**GIVEN INSTRUCTION**
Write out all the lines again, precisely as they stand, but without the images.

**DATA SEGMENT**
>> begin
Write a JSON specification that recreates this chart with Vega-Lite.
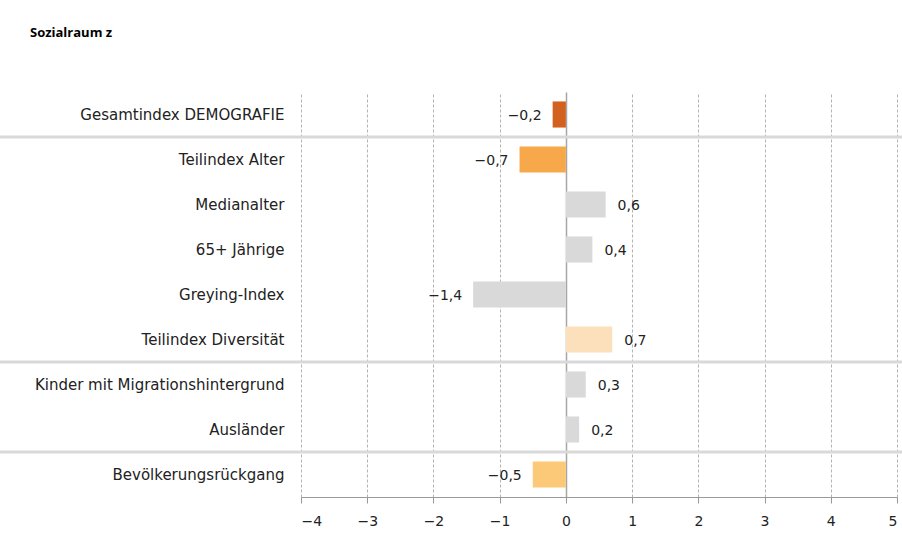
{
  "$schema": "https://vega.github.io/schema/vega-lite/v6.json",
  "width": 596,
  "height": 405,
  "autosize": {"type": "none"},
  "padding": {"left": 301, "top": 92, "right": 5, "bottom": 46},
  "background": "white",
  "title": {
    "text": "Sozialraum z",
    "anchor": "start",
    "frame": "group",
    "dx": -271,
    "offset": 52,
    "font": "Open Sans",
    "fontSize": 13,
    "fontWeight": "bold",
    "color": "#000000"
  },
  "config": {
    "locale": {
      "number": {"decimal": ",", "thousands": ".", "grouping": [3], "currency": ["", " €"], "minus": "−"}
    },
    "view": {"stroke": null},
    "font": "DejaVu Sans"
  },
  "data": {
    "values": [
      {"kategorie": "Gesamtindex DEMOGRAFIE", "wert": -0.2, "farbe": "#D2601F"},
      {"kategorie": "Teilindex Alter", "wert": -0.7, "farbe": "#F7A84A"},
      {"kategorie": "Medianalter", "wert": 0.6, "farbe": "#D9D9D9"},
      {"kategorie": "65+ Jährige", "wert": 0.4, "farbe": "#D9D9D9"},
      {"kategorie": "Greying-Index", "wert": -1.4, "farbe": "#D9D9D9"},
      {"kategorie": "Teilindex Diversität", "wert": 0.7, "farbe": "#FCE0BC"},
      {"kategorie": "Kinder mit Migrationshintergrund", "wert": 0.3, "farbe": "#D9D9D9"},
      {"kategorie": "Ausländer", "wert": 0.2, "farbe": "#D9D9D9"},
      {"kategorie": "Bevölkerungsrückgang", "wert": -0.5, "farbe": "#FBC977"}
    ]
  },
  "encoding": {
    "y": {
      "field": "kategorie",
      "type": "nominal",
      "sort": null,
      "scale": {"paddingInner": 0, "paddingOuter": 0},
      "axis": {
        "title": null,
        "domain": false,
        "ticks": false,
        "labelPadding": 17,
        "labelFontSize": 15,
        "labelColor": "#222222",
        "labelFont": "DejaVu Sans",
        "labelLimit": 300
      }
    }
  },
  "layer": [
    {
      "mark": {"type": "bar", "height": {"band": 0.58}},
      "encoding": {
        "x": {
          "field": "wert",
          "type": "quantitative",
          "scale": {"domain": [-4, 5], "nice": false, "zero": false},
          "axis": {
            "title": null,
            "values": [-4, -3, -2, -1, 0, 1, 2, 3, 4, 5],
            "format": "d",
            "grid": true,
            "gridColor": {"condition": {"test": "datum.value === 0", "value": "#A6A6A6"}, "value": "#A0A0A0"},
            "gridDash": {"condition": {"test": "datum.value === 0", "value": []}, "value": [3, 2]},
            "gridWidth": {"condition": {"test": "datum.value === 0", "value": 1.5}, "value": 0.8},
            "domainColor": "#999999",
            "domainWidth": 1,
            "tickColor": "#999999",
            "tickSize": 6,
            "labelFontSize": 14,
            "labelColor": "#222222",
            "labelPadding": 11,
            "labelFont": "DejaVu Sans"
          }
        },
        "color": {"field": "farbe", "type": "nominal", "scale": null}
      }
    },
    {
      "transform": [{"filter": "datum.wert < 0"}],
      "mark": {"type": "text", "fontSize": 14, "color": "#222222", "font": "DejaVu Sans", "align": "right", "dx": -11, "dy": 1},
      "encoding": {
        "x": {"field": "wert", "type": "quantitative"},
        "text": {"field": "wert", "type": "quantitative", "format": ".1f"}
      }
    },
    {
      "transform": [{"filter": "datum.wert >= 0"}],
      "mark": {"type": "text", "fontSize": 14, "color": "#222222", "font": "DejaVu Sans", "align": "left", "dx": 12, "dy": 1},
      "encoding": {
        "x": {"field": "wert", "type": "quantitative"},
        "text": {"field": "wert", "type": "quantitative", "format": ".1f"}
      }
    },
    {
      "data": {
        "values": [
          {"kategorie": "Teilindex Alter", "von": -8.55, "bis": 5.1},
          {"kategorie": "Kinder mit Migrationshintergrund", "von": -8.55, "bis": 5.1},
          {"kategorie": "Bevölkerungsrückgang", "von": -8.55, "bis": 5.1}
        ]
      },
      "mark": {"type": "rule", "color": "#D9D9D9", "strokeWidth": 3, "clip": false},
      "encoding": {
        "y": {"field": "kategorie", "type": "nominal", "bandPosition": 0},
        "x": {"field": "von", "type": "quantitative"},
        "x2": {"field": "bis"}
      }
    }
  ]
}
>> end
**RESULT**
Write a JSON specification that recreates this chart with Vega-Lite.
{
  "$schema": "https://vega.github.io/schema/vega-lite/v6.json",
  "width": 596,
  "height": 405,
  "autosize": {"type": "none"},
  "padding": {"left": 301, "top": 92, "right": 5, "bottom": 46},
  "background": "white",
  "title": {
    "text": "Sozialraum z",
    "anchor": "start",
    "frame": "group",
    "dx": -271,
    "offset": 52,
    "font": "Open Sans",
    "fontSize": 13,
    "fontWeight": "bold",
    "color": "#000000"
  },
  "config": {
    "locale": {
      "number": {"decimal": ",", "thousands": ".", "grouping": [3], "currency": ["", " €"], "minus": "−"}
    },
    "view": {"stroke": null},
    "font": "DejaVu Sans"
  },
  "data": {
    "values": [
      {"kategorie": "Gesamtindex DEMOGRAFIE", "wert": -0.2, "farbe": "#D2601F"},
      {"kategorie": "Teilindex Alter", "wert": -0.7, "farbe": "#F7A84A"},
      {"kategorie": "Medianalter", "wert": 0.6, "farbe": "#D9D9D9"},
      {"kategorie": "65+ Jährige", "wert": 0.4, "farbe": "#D9D9D9"},
      {"kategorie": "Greying-Index", "wert": -1.4, "farbe": "#D9D9D9"},
      {"kategorie": "Teilindex Diversität", "wert": 0.7, "farbe": "#FCE0BC"},
      {"kategorie": "Kinder mit Migrationshintergrund", "wert": 0.3, "farbe": "#D9D9D9"},
      {"kategorie": "Ausländer", "wert": 0.2, "farbe": "#D9D9D9"},
      {"kategorie": "Bevölkerungsrückgang", "wert": -0.5, "farbe": "#FBC977"}
    ]
  },
  "encoding": {
    "y": {
      "field": "kategorie",
      "type": "nominal",
      "sort": null,
      "scale": {"paddingInner": 0, "paddingOuter": 0},
      "axis": {
        "title": null,
        "domain": false,
        "ticks": false,
        "labelPadding": 17,
        "labelFontSize": 15,
        "labelColor": "#222222",
        "labelFont": "DejaVu Sans",
        "labelLimit": 300
      }
    }
  },
  "layer": [
    {
      "mark": {"type": "bar", "height": {"band": 0.58}},
      "encoding": {
        "x": {
          "field": "wert",
          "type": "quantitative",
          "scale": {"domain": [-4, 5], "nice": false, "zero": false},
          "axis": {
            "title": null,
            "values": [-4, -3, -2, -1, 0, 1, 2, 3, 4, 5],
            "format": "d",
            "grid": true,
            "gridColor": {"condition": {"test": "datum.value === 0", "value": "#A6A6A6"}, "value": "#A0A0A0"},
            "gridDash": {"condition": {"test": "datum.value === 0", "value": []}, "value": [3, 2]},
            "gridWidth": {"condition": {"test": "datum.value === 0", "value": 1.5}, "value": 0.8},
            "domainColor": "#999999",
            "domainWidth": 1,
            "tickColor": "#999999",
            "tickSize": 6,
            "labelFontSize": 14,
            "labelColor": "#222222",
            "labelPadding": 11,
            "labelFont": "DejaVu Sans"
          }
        },
        "color": {"field": "farbe", "type": "nominal", "scale": null}
      }
    },
    {
      "transform": [{"filter": "datum.wert < 0"}],
      "mark": {"type": "text", "fontSize": 14, "color": "#222222", "font": "DejaVu Sans", "align": "right", "dx": -11, "dy": 1},
      "encoding": {
        "x": {"field": "wert", "type": "quantitative"},
        "text": {"field": "wert", "type": "quantitative", "format": ".1f"}
      }
    },
    {
      "transform": [{"filter": "datum.wert >= 0"}],
      "mark": {"type": "text", "fontSize": 14, "color": "#222222", "font": "DejaVu Sans", "align": "left", "dx": 12, "dy": 1},
      "encoding": {
        "x": {"field": "wert", "type": "quantitative"},
        "text": {"field": "wert", "type": "quantitative", "format": ".1f"}
      }
    },
    {
      "data": {
        "values": [
          {"kategorie": "Teilindex Alter", "von": -8.55, "bis": 5.1},
          {"kategorie": "Kinder mit Migrationshintergrund", "von": -8.55, "bis": 5.1},
          {"kategorie": "Bevölkerungsrückgang", "von": -8.55, "bis": 5.1}
        ]
      },
      "mark": {"type": "rule", "color": "#D9D9D9", "strokeWidth": 3, "clip": false},
      "encoding": {
        "y": {"field": "kategorie", "type": "nominal", "bandPosition": 0},
        "x": {"field": "von", "type": "quantitative"},
        "x2": {"field": "bis"}
      }
    }
  ]
}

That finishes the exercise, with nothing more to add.